La cinta muestra las investigaciones llevadas a cabo por dos miembros del Centro Científico de Investigación Paranormal, los doctores Margaret Matheson y Thomas Buckley, para desvelar el posible fraude existente tras ciertas movidas esotéricas. La vuelta a la escena pública del inquietante Simon Silver, un psíquico tras el que se esconde un pasado bastante turbio y siniestro, hará que los dos científicos se planteen un sinfín de cuestiones personales y éticas.

Rodrigo Cortés, para ensamblar el minimísimo engranaje de su cinta, ha recurrido a un montón de referentes del género y, sin orden ni concierto, los ha ido aglutinando para dar cuerpo a su maquinaria. Desde el Shyamalan de El Sexto Sentido hasta el Cronenberg de La Zona Muerta, pasando por el Roger Corman de El Hombre Con Rayos X en los Ojos. En Luces Rojas hay cabida para todo, lo cual hace que, aparte de su afán referencial, se convierta en un producto carente de personalidad propia.

Aburrido e incapaz de crear la atmósfera necesaria para atrapar al espectador, está claramente estructurado en dos partes bien diferenciadas.
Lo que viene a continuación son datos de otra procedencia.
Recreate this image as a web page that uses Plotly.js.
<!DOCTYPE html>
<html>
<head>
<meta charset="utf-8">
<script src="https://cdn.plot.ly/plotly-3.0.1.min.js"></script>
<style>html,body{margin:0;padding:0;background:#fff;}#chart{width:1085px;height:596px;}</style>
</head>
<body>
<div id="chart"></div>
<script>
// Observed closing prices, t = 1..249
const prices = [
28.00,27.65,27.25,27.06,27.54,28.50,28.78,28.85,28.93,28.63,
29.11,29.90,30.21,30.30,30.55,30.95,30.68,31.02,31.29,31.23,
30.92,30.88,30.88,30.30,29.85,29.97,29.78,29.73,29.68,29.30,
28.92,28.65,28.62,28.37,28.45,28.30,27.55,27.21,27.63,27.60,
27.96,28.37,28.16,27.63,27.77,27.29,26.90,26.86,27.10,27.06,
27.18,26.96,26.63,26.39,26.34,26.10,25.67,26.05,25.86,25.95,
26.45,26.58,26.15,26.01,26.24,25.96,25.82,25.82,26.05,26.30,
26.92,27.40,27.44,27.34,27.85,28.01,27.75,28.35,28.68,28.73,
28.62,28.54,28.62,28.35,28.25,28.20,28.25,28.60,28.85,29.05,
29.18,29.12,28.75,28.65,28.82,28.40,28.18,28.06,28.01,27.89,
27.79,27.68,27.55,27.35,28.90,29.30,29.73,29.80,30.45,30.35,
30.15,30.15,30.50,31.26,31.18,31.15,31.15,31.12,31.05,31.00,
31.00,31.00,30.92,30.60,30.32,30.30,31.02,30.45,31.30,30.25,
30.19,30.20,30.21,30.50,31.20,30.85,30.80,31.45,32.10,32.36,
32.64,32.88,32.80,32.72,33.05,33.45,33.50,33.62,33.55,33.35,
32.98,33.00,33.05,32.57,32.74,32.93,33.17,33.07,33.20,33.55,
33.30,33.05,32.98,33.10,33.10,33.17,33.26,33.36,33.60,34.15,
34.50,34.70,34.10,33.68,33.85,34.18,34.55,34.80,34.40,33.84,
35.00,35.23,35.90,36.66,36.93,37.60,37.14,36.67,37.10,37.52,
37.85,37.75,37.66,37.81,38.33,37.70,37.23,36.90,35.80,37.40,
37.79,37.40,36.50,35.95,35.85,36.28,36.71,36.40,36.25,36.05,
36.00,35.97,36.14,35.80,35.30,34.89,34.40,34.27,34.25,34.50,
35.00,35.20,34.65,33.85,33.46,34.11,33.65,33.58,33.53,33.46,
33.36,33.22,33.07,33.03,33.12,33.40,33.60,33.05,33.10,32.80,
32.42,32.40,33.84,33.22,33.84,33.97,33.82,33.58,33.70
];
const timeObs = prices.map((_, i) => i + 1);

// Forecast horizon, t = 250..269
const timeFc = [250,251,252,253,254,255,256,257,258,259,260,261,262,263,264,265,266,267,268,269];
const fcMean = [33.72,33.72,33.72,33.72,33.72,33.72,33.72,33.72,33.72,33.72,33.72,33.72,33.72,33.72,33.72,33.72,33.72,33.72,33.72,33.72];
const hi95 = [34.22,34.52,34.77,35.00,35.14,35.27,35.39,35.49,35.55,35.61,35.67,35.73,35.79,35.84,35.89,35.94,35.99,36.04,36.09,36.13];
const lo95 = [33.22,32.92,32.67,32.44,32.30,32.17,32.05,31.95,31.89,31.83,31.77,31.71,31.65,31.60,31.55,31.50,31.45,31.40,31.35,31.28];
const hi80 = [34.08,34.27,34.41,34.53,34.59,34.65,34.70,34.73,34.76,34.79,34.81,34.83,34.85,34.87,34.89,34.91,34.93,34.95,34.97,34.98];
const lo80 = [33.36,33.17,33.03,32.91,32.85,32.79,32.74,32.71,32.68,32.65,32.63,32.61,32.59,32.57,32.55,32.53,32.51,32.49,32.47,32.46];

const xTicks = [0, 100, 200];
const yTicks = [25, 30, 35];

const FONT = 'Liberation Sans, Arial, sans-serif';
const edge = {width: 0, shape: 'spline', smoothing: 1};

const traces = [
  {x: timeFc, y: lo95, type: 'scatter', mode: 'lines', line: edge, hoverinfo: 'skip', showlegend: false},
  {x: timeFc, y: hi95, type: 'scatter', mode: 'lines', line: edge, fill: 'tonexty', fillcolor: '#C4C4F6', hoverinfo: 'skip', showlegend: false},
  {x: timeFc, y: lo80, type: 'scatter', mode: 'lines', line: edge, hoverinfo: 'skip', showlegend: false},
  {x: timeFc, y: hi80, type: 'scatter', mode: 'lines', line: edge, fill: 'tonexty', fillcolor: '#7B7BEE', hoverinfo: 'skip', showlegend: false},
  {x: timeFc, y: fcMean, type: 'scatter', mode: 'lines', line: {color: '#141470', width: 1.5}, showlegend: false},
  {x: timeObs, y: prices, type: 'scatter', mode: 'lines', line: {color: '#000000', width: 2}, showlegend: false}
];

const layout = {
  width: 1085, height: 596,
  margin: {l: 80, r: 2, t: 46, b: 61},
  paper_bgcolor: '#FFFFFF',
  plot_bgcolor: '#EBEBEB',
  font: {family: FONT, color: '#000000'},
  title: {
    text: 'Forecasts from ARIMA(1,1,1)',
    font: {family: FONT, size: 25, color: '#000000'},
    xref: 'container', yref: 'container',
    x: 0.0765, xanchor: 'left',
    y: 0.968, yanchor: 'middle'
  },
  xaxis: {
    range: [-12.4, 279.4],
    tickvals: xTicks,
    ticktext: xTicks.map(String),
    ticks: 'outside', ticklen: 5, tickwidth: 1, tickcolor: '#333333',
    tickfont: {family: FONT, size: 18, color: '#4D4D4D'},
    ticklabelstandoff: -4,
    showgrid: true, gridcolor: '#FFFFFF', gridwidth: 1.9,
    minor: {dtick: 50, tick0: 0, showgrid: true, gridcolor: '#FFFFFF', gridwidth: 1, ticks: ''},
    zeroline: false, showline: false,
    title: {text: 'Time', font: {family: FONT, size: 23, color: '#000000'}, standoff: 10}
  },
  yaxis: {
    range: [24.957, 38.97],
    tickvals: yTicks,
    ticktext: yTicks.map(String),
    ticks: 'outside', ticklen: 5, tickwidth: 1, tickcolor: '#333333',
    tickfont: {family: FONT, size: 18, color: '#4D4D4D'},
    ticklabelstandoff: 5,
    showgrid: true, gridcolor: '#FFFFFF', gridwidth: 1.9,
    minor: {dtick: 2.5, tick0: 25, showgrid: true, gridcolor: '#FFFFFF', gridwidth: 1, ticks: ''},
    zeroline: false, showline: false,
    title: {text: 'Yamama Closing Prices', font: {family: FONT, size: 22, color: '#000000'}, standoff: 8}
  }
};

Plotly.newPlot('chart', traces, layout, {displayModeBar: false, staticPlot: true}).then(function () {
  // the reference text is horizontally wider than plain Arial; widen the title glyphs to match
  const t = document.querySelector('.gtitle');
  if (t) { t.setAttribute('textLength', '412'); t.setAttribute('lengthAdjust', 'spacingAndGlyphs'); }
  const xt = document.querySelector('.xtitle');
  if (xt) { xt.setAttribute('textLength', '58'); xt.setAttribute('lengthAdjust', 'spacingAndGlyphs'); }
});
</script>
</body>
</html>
La primera, y más potable, en la que se presenta el carácter y el sistema de trabajo de los dos investigadores y la segunda, claramente marcado su inicio por un suceso diferencial, en donde el realizador decide entrar a saco en las coordenadas de un thriller fantástico con aspiraciones rocambolescas en el que, ante todo, priva cierto aire a lo David Lynch (con cortinas rojizas incluidas).
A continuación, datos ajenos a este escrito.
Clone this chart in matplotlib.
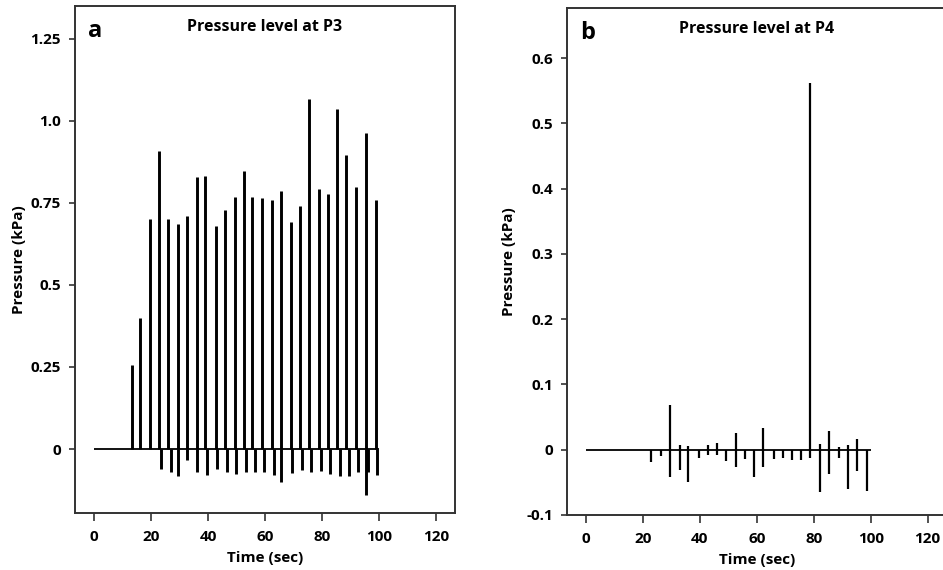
import numpy as np
import matplotlib
matplotlib.use("Agg")
import matplotlib.pyplot as plt

plt.rcParams['font.family'] = ['Open Sans', 'DejaVu Sans']
plt.rcParams['font.weight'] = 'bold'

# Panel a: pressure at P3 (peaks and following dips)
p3_peak_t = [13.4, 16.3, 19.8, 22.9, 26.1, 29.3, 32.7, 36.0, 39.1, 42.8, 46.0,
             49.3, 52.6, 55.6, 58.9, 62.3, 65.7, 69.1, 72.4, 75.6, 78.9, 82.2,
             85.4, 88.6, 92.0, 95.4, 98.8]
p3_peak_v = [0.256, 0.40, 0.70, 0.909, 0.70, 0.685, 0.71, 0.829, 0.831, 0.68,
             0.727, 0.769, 0.847, 0.769, 0.765, 0.759, 0.785, 0.692, 0.740,
             1.067, 0.792, 0.778, 1.037, 0.897, 0.797, 0.963, 0.759]
p3_dip_t = [23.6, 26.9, 29.6, 32.7, 36.2, 39.8, 43.3, 46.6, 49.8, 53.2, 56.6,
            59.8, 63.0, 65.6, 69.6, 72.9, 76.2, 79.5, 82.7, 86.2, 89.4, 92.6,
            95.3, 96.0, 99.2]
p3_dip_v = [-0.061, -0.071, -0.083, -0.033, -0.071, -0.078, -0.061, -0.071,
            -0.075, -0.071, -0.071, -0.071, -0.078, -0.10, -0.073, -0.063,
            -0.071, -0.068, -0.077, -0.081, -0.083, -0.071, -0.139, -0.071,
            -0.08]

# Panel b: pressure at P4 (max / min of each pulse)
p4_t = [23.0, 26.5, 29.6, 33.0, 36.0, 39.6, 42.9, 45.9, 49.3, 52.8, 55.9, 59.1,
        62.2, 66.0, 69.2, 72.4, 75.6, 78.8, 82.1, 85.4, 88.7, 92.0, 95.3, 98.7]
p4_max = [0.0, 0.0, 0.068, 0.008, 0.006, 0.0, 0.007, 0.011, 0.0, 0.026, 0.0,
          0.0, 0.033, 0.0, 0.0, 0.0, 0.0, 0.562, 0.009, 0.029, 0.004, 0.007,
          0.016, 0.0]
p4_min = [-0.019, -0.010, -0.042, -0.031, -0.049, -0.013, -0.008, -0.008,
          -0.018, -0.026, -0.014, -0.042, -0.027, -0.014, -0.013, -0.015,
          -0.015, -0.013, -0.064, -0.037, -0.013, -0.060, -0.032, -0.063]

fig = plt.figure(figsize=(9.43, 5.70), dpi=100)
ax1 = fig.add_axes([0.0795, 0.100, 0.403, 0.8895])
ax2 = fig.add_axes([0.601, 0.0965, 0.403, 0.8895])

# --- panel a
ax1.hlines(0, 0, 100, color='black', lw=1.3)
ax1.vlines(p3_peak_t, 0, p3_peak_v, color='black', lw=2.1)
ax1.vlines(p3_dip_t, p3_dip_v, 0, color='black', lw=2.1)
ax1.set_xlim(-6.7, 126.7)
ax1.set_ylim(-0.195, 1.35)
ax1.set_yticks([0, 0.25, 0.5, 0.75, 1.0, 1.25])
ax1.set_yticklabels(['0', '0.25', '0.5', '0.75', '1.0', '1.25'])
ax1.set_title('Pressure level at P3', y=0.935, fontsize=11.5, fontweight='bold')
ax1.text(0.035, 0.975, 'a', transform=ax1.transAxes, fontsize=17,
         fontweight='bold', va='top', ha='left')

# --- panel b
ax2.hlines(0, 0, 100, color='black', lw=1.3)
ax2.vlines(p4_t, p4_min, p4_max, color='black', lw=1.6)
ax2.set_xlim(-6.7, 126.7)
ax2.set_ylim(-0.1, 0.677)
ax2.set_yticks([-0.1, 0, 0.1, 0.2, 0.3, 0.4, 0.5, 0.6])
ax2.set_yticklabels(['-0.1', '0', '0.1', '0.2', '0.3', '0.4', '0.5', '0.6'])
ax2.set_title('Pressure level at P4', y=0.935, fontsize=11.5, fontweight='bold')
ax2.text(0.035, 0.975, 'b', transform=ax2.transAxes, fontsize=17,
         fontweight='bold', va='top', ha='left')

for ax in (ax1, ax2):
    ax.set_xticks([0, 20, 40, 60, 80, 100, 120])
    ax.set_xlabel('Time (sec)', fontsize=11, fontweight='bold', labelpad=5)
    ax.tick_params(axis='x', direction='out', length=6, width=1.2, pad=6,
                   labelsize=11, color='#333333')
    ax.tick_params(axis='y', direction='out', length=4, width=1.2, pad=6,
                   labelsize=11, color='#333333')
    for s in ax.spines.values():
        s.set_color('#333333')
        s.set_linewidth(1.4)

ax1.set_ylabel('Pressure (kPa)', fontsize=11, fontweight='bold', labelpad=3)
ax2.set_ylabel('Pressure (kPa)', fontsize=11, fontweight='bold', labelpad=7)

fig.savefig('out.png', dpi=100)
Sigourney Weaver se alza como lo mejor del producto: sobria y convincente a pesar de cargar con un personaje mal definido. Robert De Niro, en la piel del siniestro y “cegatoSimon Silver, hace gala de su faceta más histriónica y se muestra incómodo en el papel, mientras que Cillian Murphy acaba por enervar a las plateas mediante un registro neurótico construido a base de chillidos continuos.

Un film igual de falso que los numerosos e innecesarios golpes de efecto amparados en fuertes impactos sonoros (poco efectivos, todo hay que decirlo): un truco de magia barato para paliar la nula tensión que pretende conseguir a lo largo y ancho de un metraje demasiado abultado para lo poco que cuenta.